Von Wasserschildkröten, die sich in Fischnetzen oder einem Plastiksack
verfangen haben? Nur der Mensch ist dumm genug, sich seine eigene Existenz zu
zerstören…
Etwa 70%
der Erdoberfläche sind von Wasser bedeckt. Früher oder später landet folglich
jedes Teil im Wasser, egal ob es dahin gehört oder nicht.
Als ich da
auf dem Surfbrett stand, überlegte ich mir, wie die Meere wohl in 30 Jahren
aussehen werden. Wahrscheinlich werden sie zu einer Kloake mutiert sein, in der
fast alles Leben erstickt ist.
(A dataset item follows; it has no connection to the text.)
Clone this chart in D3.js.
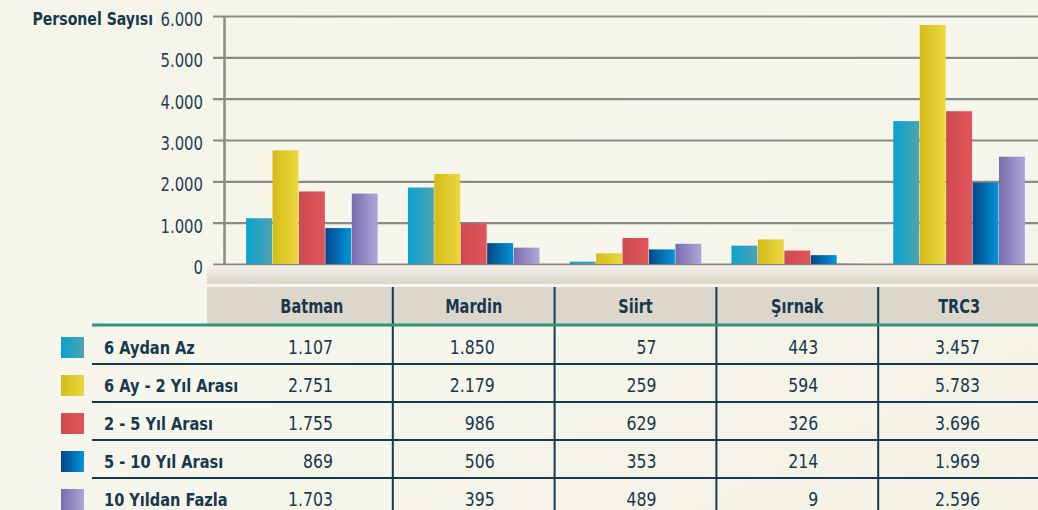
<!DOCTYPE html>
<html lang="tr">
<head>
<meta charset="UTF-8">
<title>Personel Sayısı</title>
<script src="https://d3js.org/d3.v7.min.js"></script>
<style>
    html, body { margin: 0; padding: 0; background: #f6f5ea; }
    text { font-family: 'Liberation Sans Narrow', 'DejaVu Sans Condensed', sans-serif; fill: #16394f; }
</style>
</head>
<body>
<script>
    const provinces = ["Batman", "Mardin", "Siirt", "Şırnak", "TRC3"];
    const seriesNames = ["6 Aydan Az", "6 Ay - 2 Yıl Arası", "2 - 5 Yıl Arası", "5 - 10 Yıl Arası", "10 Yıldan Fazla"];
    const aydanAz = [1107, 1850, 57, 443, 3457];
    const ay2Yil = [2751, 2179, 259, 594, 5783];
    const yil2_5 = [1755, 986, 629, 326, 3696];
    const yil5_10 = [869, 506, 353, 214, 1969];
    const yil10Fazla = [1703, 395, 489, 9, 2596];
    const yTicks = [0, 1000, 2000, 3000, 4000, 5000, 6000];

    const values = [aydanAz, ay2Yil, yil2_5, yil5_10, yil10Fazla];
    // gradient stops per series (left -> right)
    const colors = [
        ["#0aa2cf", "#4ea3b2"],
        ["#d4bd18", "#ecd840"],
        ["#cc4a50", "#e2555a"],
        ["#05468a", "#0097d8"],
        ["#7a6cae", "#aea6d8"]
    ];

    const width = 1038, height = 510;
    const fmt = v => d3.format(",")(v).replace(/,/g, ".");
    const SX = 0.87; // squeeze text, the original uses a condensed face

    // place a text at (x,y) and squeeze it horizontally around its anchor
    function squeeze(sel, fx, fy, sx) {
        sel.attr("x", 0).attr("y", 0)
            .attr("transform", (d, i) => `translate(${fx(d, i)},${fy(d, i)}) scale(${sx || SX},1)`);
    }

    const svg = d3.select("body").append("svg")
        .attr("width", width).attr("height", height);

    const defs = svg.append("defs");
    const bg = defs.append("linearGradient").attr("id", "bg")
        .attr("x1", 0).attr("y1", 0).attr("x2", 1).attr("y2", 1);
    bg.append("stop").attr("offset", 0).attr("stop-color", "#f5f4e8");
    bg.append("stop").attr("offset", 0.5).attr("stop-color", "#f7f6ec");
    bg.append("stop").attr("offset", 1).attr("stop-color", "#f4f2e4");

    colors.forEach(function(c, i) {
        const g = defs.append("linearGradient").attr("id", "s" + i)
            .attr("x1", 0).attr("y1", 0).attr("x2", 1).attr("y2", 0);
        g.append("stop").attr("offset", 0).attr("stop-color", c[0]);
        g.append("stop").attr("offset", 1).attr("stop-color", c[1]);
    });

    const floor = defs.append("linearGradient").attr("id", "floor")
        .attr("x1", 0).attr("y1", 0).attr("x2", 0).attr("y2", 1);
    floor.append("stop").attr("offset", 0).attr("stop-color", "#f3f1ea");
    floor.append("stop").attr("offset", 1).attr("stop-color", "#dcd6c8");

    svg.append("rect").attr("width", width).attr("height", height).attr("fill", "url(#bg)");

    const x0 = d3.scaleBand().domain(provinces).range([231, 1040])
        .paddingInner(0.18).paddingOuter(0.09);
    const x1 = d3.scaleBand().domain(d3.range(seriesNames.length))
        .range([0, x0.bandwidth()]).padding(0.02);
    const y = d3.scaleLinear().domain([0, 6000]).range([264, 16]);

    // grid + axis
    const yAxis = d3.axisLeft(y).tickValues(yTicks).tickFormat(fmt)
        .tickSize(-(width - 213)).tickPadding(0);
    const ag = svg.append("g").attr("transform", "translate(213,0)").call(yAxis);
    ag.select(".domain").remove();
    ag.selectAll(".tick line").attr("stroke", "#8b8a87").attr("stroke-width", 2.2);
    ag.selectAll(".tick text")
        .attr("dy", "0.42em").attr("fill", null)
        .style("font-size", "19px").style("fill", "#1e4058")
        .call(squeeze, () => -10, () => 1.5);
    svg.append("line").attr("x1", 224.5).attr("x2", 224.5)
        .attr("y1", y(6000)).attr("y2", y(0))
        .attr("stroke", "#8b8a87").attr("stroke-width", 2.5);

    svg.append("text").attr("text-anchor", "end")
        .style("font-size", "18px").style("font-weight", "bold")
        .text("Personel Sayısı")
        .call(squeeze, () => 153, () => 25);

    // bars
    svg.append("g").selectAll("g")
        .data(provinces).join("g")
        .attr("transform", p => `translate(${x0(p)},0)`)
        .each(function(p, pi) {
            d3.select(this).selectAll("rect")
                .data(values.map((s, si) => ({si: si, v: s[pi]})))
                .join("rect")
                .attr("x", d => x1(d.si))
                .attr("y", d => y(d.v))
                .attr("width", x1.bandwidth())
                .attr("height", d => y(0) - y(d.v))
                .attr("fill", d => `url(#s${d.si})`);
        });

    // floor
    svg.append("rect").attr("x", 207).attr("y", 265.5).attr("width", width - 207).attr("height", 18.5)
        .attr("fill", "url(#floor)");

    // table
    const rowTop = 326, rowH = 38;
    svg.append("rect").attr("x", 207).attr("y", 287).attr("width", width - 207).attr("height", 37)
        .attr("fill", "#ddd6ca");

    const bounds = provinces.slice(1).map(p => x0(p) - x0.step() * x0.paddingInner() / 2);
    svg.append("g").selectAll("line").data(bounds).join("line")
        .attr("x1", d => d).attr("x2", d => d)
        .attr("y1", 287).attr("y2", height)
        .attr("stroke", "#143a52").attr("stroke-width", 2);

    svg.append("g").selectAll("line").data(d3.range(1, seriesNames.length)).join("line")
        .attr("x1", 92).attr("x2", width)
        .attr("y1", i => rowTop + i * rowH).attr("y2", i => rowTop + i * rowH)
        .attr("stroke", "#143a52").attr("stroke-width", 2.2);

    svg.append("line").attr("x1", 92).attr("x2", width)
        .attr("y1", 325).attr("y2", 325)
        .attr("stroke", "#2a9580").attr("stroke-width", 3);

    svg.append("g").selectAll("text").data(provinces).join("text")
        .attr("text-anchor", "middle")
        .style("font-size", "19px").style("font-weight", "bold")
        .text(p => p)
        .call(squeeze, p => x0(p) + x0.bandwidth() / 2, () => 313, 0.85);

    const rows = svg.append("g").selectAll("g")
        .data(seriesNames).join("g")
        .attr("transform", (s, i) => `translate(0,${rowTop + i * rowH})`);

    rows.append("rect")
        .attr("x", 61).attr("y", 11).attr("width", 23).attr("height", 21)
        .attr("fill", (s, i) => `url(#s${i})`);

    rows.append("text")
        .style("font-size", "18px").style("font-weight", "bold")
        .text(s => s)
        .call(squeeze, () => 104, () => 28, 0.9);

    rows.each(function(s, si) {
        d3.select(this).selectAll("text.val")
            .data(values[si]).join("text")
            .attr("class", "val")
            .attr("text-anchor", "end")
            .style("font-size", "19px")
            .text(v => fmt(v))
            .call(squeeze, (v, pi) => x0(provinces[pi]) + x0.bandwidth() / 2 + 21, () => 28, 0.92);
    });
</script>
</body>
</html>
Schwimmen oder Wassersporttreiben werden wir in
künstlichen Wasserbecken mit künstlichen Korallen und künstlichen Fischen und
künstlichen Wellen und Winden.
Grässliche
Aussichten.
Muss das
sein?
Es ist ja
bewundernswert, wie es immer wieder „Reinigungstage“ gibt, an denen Freiwillige
mit Handschuhen und Abfallsäcken bewaffnet Inseln und Küstenabschnitte von
Abfall säubern. Auch Taucher machen dasselbe unter Wasser regelmässig.
Doch diese
Aktionen sind ein Tropfen auf den heissen Stein. Gemerkt haben das erst Wenige
und ihnen hört man nicht – noch nicht – zu.
Ist es
wirklich nötig, dass wir alles in Plastik verpacken? Ist es wirklich nötig,
immer eine neue PET-Flasche zu kaufen? Ist es wirklich nötig, dass wir kaufen
und wegwerfen und nichts mehr wieder-verwenden oder reparieren?
Was hat uns
das Konsumzeitalter gebracht? Mehr Glück? Mehr Zeit? Mehr Freude? Mag jeder
selber entscheiden. Ich bin mir jedoch sicher, dass es uns vor allem mehr
Abfall, ein riesiges weltweites Abfallproblem gebracht hat und dass die Lösung
dazu noch fehlt. Obwohl die Zeit drängt. Nur wegschieben, aus den Augen, aus
dem Sinn, exportieren und enddeponieren sind keine Lösungen.
Bis die da
sind werden noch viele Tonnen Abfall in den Meeren landen. Und irgendwann
werden wir die Konsequenzen davon spüren.
Nicht nur
beim Surfen bei Ost- oder Südwind am Roten Meer.